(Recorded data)
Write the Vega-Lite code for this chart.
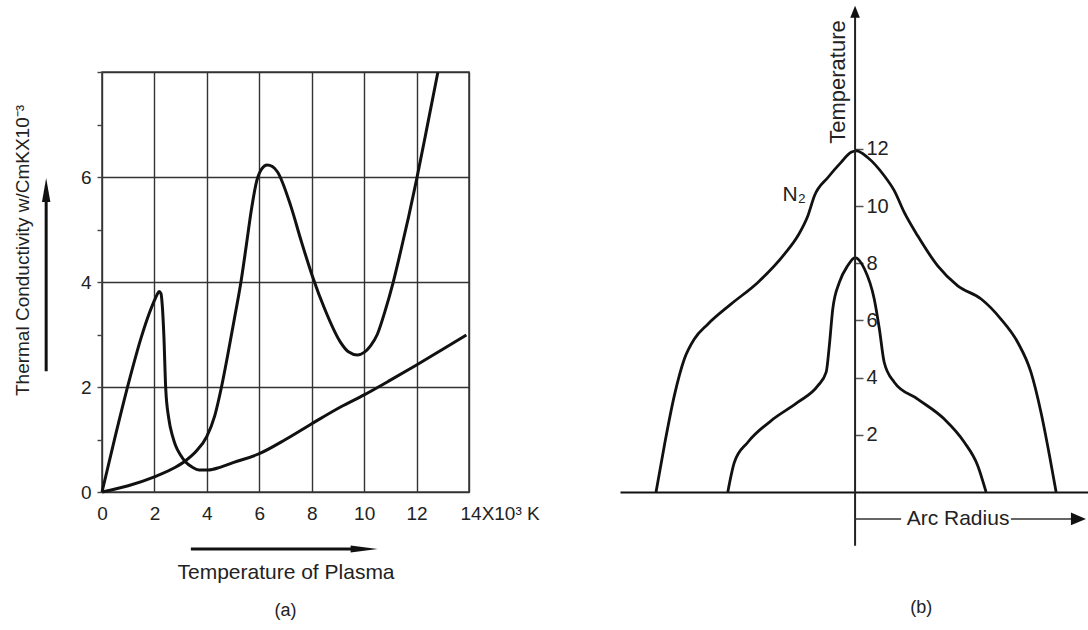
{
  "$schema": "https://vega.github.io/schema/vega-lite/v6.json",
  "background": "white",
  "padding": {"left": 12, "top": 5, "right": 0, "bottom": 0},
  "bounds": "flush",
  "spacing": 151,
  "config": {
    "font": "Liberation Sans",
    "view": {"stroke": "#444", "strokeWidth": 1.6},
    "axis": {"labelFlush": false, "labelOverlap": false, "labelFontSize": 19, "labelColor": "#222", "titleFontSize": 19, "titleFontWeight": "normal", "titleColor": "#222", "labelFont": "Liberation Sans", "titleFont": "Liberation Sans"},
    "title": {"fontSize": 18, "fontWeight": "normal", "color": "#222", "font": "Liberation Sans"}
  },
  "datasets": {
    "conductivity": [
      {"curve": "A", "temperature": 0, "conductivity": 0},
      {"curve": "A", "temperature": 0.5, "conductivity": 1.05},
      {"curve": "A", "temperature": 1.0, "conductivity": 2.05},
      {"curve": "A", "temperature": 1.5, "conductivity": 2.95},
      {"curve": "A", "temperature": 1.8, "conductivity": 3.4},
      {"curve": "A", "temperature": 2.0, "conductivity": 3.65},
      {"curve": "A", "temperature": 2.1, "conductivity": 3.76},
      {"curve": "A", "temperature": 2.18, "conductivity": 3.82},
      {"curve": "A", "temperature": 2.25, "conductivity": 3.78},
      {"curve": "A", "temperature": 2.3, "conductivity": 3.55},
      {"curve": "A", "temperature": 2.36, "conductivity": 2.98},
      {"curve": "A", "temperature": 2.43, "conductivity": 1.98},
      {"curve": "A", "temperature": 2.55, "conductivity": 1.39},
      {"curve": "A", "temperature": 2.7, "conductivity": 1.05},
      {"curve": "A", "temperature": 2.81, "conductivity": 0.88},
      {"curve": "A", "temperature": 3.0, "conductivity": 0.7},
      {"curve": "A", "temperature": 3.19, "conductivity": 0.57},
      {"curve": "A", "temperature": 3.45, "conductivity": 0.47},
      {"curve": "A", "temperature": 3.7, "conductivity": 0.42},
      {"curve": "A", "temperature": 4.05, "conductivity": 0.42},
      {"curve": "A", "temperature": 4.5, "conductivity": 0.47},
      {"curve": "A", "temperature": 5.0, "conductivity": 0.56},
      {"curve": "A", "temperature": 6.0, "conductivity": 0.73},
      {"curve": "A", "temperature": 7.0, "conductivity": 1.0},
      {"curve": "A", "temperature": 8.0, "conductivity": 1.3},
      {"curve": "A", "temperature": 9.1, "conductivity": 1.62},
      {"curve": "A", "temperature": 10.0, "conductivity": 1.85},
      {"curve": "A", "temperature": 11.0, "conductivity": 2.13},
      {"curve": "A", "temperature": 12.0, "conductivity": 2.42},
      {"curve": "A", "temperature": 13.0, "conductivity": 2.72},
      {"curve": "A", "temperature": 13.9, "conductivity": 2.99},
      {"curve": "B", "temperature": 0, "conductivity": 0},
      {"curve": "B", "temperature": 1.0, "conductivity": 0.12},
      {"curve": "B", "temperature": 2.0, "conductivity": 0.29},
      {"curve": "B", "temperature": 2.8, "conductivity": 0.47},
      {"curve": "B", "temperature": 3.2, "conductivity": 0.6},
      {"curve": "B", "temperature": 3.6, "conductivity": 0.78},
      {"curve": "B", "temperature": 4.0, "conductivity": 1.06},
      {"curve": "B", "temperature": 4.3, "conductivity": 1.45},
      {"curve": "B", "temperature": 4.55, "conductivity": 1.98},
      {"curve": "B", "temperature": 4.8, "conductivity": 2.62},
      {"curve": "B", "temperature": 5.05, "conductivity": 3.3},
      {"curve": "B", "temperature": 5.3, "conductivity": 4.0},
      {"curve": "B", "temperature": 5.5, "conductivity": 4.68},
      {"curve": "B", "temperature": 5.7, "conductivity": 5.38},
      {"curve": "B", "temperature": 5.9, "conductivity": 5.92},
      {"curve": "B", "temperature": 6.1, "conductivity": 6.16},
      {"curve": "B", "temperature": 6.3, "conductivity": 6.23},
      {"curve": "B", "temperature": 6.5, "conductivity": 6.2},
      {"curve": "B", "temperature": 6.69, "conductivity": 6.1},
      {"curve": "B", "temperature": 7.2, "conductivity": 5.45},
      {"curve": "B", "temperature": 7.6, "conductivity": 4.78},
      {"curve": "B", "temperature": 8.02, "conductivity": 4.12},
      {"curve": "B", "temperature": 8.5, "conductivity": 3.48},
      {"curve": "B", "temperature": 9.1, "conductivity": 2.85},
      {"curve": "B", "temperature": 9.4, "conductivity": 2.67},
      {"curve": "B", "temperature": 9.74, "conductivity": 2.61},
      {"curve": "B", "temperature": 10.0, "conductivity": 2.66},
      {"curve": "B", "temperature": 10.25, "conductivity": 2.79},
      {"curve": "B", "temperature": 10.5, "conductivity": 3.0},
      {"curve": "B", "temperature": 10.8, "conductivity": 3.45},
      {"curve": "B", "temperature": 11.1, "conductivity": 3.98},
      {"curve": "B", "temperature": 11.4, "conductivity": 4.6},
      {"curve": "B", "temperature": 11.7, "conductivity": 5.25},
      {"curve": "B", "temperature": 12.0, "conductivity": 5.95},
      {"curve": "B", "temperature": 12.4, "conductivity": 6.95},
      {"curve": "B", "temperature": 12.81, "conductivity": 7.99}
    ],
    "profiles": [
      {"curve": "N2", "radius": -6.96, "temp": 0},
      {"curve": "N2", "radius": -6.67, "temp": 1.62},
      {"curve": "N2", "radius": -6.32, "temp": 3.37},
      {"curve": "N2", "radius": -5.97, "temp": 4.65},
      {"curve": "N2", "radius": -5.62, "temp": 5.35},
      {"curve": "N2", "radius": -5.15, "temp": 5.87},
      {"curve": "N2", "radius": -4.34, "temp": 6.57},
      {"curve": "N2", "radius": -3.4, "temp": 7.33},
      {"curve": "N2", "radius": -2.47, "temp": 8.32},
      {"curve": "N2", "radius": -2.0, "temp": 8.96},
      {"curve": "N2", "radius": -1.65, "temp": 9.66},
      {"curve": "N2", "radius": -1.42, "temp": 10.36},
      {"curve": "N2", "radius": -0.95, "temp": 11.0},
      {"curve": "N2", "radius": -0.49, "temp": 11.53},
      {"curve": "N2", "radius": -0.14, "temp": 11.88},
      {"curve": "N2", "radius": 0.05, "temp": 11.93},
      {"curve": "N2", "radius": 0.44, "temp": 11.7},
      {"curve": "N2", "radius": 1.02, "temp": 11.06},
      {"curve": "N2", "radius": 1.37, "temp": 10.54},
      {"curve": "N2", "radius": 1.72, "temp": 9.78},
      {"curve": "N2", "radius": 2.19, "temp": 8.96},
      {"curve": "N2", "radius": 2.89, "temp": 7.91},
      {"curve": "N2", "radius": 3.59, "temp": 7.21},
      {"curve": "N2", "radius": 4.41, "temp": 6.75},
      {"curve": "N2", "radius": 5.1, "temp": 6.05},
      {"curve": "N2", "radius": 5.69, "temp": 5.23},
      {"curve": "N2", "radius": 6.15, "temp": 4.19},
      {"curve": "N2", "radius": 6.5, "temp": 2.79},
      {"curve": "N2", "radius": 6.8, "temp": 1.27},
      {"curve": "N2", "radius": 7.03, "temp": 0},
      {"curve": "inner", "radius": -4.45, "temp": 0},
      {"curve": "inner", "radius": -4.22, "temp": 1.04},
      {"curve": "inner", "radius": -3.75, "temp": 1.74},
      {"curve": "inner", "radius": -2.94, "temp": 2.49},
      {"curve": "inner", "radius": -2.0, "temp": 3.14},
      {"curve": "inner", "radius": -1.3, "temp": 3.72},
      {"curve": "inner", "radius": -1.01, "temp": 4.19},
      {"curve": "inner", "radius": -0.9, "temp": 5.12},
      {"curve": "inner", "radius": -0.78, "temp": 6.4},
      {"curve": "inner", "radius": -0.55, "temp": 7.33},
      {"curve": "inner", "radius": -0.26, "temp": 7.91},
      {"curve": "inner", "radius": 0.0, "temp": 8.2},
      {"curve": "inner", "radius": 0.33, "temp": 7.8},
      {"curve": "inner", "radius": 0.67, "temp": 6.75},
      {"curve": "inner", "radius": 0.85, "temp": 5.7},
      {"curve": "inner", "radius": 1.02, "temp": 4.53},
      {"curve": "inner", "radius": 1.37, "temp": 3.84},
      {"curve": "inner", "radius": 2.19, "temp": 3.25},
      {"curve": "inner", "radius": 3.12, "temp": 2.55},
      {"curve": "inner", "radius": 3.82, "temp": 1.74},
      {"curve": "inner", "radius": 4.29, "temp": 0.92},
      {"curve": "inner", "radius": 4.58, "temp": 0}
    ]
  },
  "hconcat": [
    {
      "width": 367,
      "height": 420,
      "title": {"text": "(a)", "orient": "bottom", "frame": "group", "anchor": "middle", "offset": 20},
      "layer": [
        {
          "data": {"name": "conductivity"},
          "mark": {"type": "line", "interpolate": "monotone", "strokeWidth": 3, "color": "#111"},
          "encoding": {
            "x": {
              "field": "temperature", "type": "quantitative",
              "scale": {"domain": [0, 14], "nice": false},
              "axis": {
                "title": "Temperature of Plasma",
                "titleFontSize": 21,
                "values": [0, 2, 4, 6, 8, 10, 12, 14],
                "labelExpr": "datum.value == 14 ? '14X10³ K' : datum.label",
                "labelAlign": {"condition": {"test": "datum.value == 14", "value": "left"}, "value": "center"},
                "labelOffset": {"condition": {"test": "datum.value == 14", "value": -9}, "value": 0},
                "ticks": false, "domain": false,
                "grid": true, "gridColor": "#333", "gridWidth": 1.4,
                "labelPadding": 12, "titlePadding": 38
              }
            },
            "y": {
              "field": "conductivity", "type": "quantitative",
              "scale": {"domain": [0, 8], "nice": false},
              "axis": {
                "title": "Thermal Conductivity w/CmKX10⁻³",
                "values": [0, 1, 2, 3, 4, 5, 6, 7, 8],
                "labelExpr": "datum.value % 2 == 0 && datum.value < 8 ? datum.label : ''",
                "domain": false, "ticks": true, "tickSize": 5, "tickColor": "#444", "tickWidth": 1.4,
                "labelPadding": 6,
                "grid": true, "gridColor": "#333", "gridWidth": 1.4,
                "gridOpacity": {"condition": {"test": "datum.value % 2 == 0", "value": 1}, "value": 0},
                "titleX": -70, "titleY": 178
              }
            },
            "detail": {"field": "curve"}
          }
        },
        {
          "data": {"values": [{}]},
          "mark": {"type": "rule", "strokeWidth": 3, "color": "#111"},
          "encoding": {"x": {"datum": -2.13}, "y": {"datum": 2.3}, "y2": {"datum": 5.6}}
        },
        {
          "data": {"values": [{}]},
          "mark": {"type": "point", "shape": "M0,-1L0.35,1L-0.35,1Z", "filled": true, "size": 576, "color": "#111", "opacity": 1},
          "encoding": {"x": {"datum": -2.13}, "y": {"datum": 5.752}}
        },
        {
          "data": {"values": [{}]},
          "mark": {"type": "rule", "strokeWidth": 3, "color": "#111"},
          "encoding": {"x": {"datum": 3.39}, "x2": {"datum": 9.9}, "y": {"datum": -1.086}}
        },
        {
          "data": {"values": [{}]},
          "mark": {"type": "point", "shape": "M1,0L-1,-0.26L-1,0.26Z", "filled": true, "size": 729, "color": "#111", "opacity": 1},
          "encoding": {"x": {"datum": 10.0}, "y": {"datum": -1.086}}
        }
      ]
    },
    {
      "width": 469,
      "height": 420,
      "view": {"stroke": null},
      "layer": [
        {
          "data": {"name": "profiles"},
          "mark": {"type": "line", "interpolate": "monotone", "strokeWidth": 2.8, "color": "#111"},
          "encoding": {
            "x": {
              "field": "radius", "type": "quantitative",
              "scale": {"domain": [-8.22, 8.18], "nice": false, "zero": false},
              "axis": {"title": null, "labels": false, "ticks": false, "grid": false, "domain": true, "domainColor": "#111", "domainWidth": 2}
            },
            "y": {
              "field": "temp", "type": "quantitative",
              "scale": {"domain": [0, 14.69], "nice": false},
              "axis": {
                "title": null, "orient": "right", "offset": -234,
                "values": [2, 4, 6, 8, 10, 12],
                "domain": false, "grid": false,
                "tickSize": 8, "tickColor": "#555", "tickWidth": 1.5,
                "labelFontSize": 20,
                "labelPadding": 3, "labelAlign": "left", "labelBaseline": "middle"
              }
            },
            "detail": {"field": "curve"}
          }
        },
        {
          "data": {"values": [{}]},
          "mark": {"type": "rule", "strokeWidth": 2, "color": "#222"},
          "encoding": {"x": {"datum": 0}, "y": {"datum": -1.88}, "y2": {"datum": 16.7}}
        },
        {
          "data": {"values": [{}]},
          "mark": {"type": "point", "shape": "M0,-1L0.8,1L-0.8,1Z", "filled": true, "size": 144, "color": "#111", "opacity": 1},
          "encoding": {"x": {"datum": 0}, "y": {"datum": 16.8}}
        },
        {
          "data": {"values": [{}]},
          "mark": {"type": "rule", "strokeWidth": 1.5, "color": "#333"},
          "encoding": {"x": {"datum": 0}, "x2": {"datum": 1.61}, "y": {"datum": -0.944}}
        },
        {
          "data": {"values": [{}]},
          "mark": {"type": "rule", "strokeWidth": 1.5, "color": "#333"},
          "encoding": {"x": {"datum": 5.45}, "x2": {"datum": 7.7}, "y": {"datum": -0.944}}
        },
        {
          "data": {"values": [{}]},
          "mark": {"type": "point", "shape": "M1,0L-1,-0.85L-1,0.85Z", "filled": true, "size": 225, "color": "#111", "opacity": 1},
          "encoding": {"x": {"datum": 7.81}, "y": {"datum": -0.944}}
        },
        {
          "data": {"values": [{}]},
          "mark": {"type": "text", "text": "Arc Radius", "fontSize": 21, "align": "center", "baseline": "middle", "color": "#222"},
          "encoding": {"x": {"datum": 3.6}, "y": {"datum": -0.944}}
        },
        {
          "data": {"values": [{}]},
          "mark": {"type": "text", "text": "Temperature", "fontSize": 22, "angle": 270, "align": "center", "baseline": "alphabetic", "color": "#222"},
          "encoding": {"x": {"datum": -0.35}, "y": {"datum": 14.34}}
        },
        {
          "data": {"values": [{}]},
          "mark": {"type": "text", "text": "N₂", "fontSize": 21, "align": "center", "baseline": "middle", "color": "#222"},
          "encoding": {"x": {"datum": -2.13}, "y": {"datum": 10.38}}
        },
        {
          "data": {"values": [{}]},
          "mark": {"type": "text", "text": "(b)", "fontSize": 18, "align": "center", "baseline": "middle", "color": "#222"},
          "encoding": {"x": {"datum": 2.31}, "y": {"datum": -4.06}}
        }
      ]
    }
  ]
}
* * *
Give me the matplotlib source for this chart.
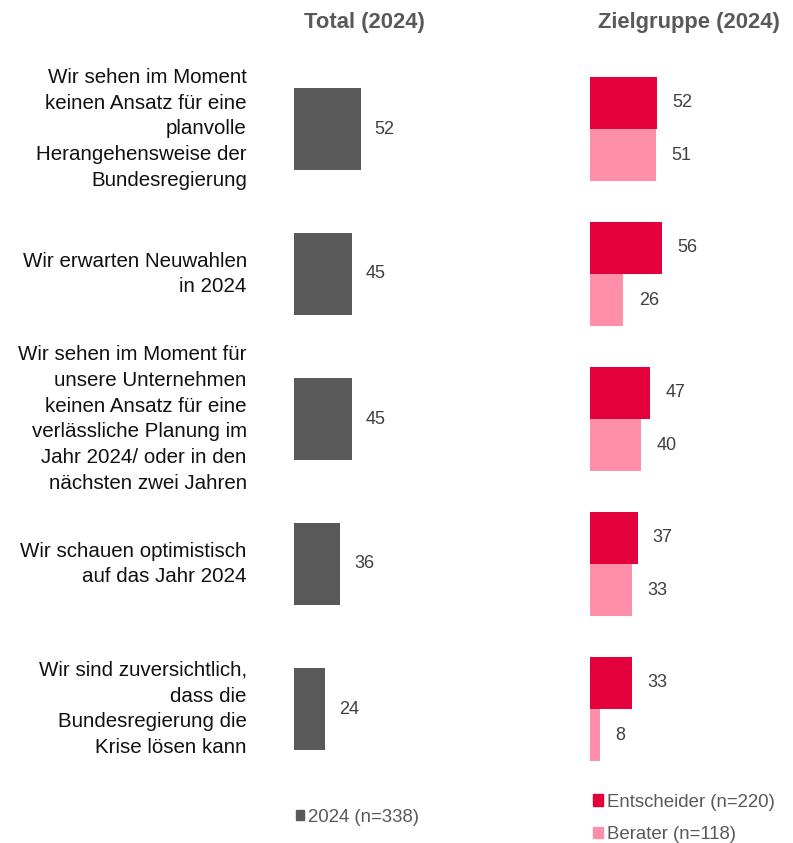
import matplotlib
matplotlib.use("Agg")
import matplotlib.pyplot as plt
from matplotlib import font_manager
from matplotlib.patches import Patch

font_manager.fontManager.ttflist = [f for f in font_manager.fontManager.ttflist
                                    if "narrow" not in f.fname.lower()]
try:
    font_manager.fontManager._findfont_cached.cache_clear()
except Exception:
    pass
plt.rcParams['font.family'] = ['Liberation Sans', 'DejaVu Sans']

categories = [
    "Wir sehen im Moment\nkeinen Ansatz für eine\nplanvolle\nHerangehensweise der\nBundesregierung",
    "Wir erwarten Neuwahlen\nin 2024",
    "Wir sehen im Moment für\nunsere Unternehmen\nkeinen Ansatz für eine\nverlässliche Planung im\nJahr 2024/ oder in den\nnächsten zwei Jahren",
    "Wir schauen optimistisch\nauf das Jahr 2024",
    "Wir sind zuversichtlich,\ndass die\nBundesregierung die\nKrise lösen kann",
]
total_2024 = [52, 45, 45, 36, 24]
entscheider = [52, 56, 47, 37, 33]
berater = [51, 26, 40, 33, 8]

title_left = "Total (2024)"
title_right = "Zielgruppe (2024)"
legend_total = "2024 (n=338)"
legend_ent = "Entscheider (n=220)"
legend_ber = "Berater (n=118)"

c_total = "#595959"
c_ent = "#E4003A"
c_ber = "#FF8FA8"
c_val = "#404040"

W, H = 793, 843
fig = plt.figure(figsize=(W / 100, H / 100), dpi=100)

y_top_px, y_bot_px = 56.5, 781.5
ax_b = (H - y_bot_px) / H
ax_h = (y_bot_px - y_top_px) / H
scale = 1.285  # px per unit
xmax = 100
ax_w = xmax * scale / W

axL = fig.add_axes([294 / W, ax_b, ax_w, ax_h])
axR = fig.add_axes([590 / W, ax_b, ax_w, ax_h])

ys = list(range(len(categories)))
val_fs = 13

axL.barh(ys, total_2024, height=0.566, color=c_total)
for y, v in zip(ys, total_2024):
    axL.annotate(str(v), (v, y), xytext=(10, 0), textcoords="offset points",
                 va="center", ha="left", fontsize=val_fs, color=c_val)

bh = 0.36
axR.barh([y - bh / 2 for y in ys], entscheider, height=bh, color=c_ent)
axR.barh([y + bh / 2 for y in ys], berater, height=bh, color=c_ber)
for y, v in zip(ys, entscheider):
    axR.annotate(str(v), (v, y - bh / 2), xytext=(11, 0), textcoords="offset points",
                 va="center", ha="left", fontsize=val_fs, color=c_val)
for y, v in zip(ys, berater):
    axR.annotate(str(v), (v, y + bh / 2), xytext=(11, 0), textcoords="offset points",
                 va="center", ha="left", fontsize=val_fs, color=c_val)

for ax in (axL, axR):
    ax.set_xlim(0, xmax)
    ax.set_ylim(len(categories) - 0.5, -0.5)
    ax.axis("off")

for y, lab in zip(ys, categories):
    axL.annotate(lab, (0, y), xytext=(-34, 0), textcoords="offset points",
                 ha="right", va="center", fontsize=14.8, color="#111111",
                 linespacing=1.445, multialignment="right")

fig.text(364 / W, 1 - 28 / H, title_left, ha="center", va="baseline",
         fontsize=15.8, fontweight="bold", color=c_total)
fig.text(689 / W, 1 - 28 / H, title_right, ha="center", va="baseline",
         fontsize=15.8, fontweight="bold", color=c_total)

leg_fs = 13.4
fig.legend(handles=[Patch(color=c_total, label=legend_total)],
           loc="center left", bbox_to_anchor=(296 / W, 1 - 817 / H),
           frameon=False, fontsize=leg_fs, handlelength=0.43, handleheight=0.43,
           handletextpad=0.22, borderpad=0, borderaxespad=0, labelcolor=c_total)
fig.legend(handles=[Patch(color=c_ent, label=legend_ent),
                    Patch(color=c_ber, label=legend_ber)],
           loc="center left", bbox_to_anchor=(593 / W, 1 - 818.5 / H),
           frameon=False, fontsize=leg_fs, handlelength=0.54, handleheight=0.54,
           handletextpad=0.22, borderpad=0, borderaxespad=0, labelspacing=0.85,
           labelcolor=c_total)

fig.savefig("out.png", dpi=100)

REQUEST: Scan the material above for the word "this". Copy each line where it occurs.

THE OUTPUT:
Write the Vega-Lite code for this chart.
Give me the matplotlib source for this chart.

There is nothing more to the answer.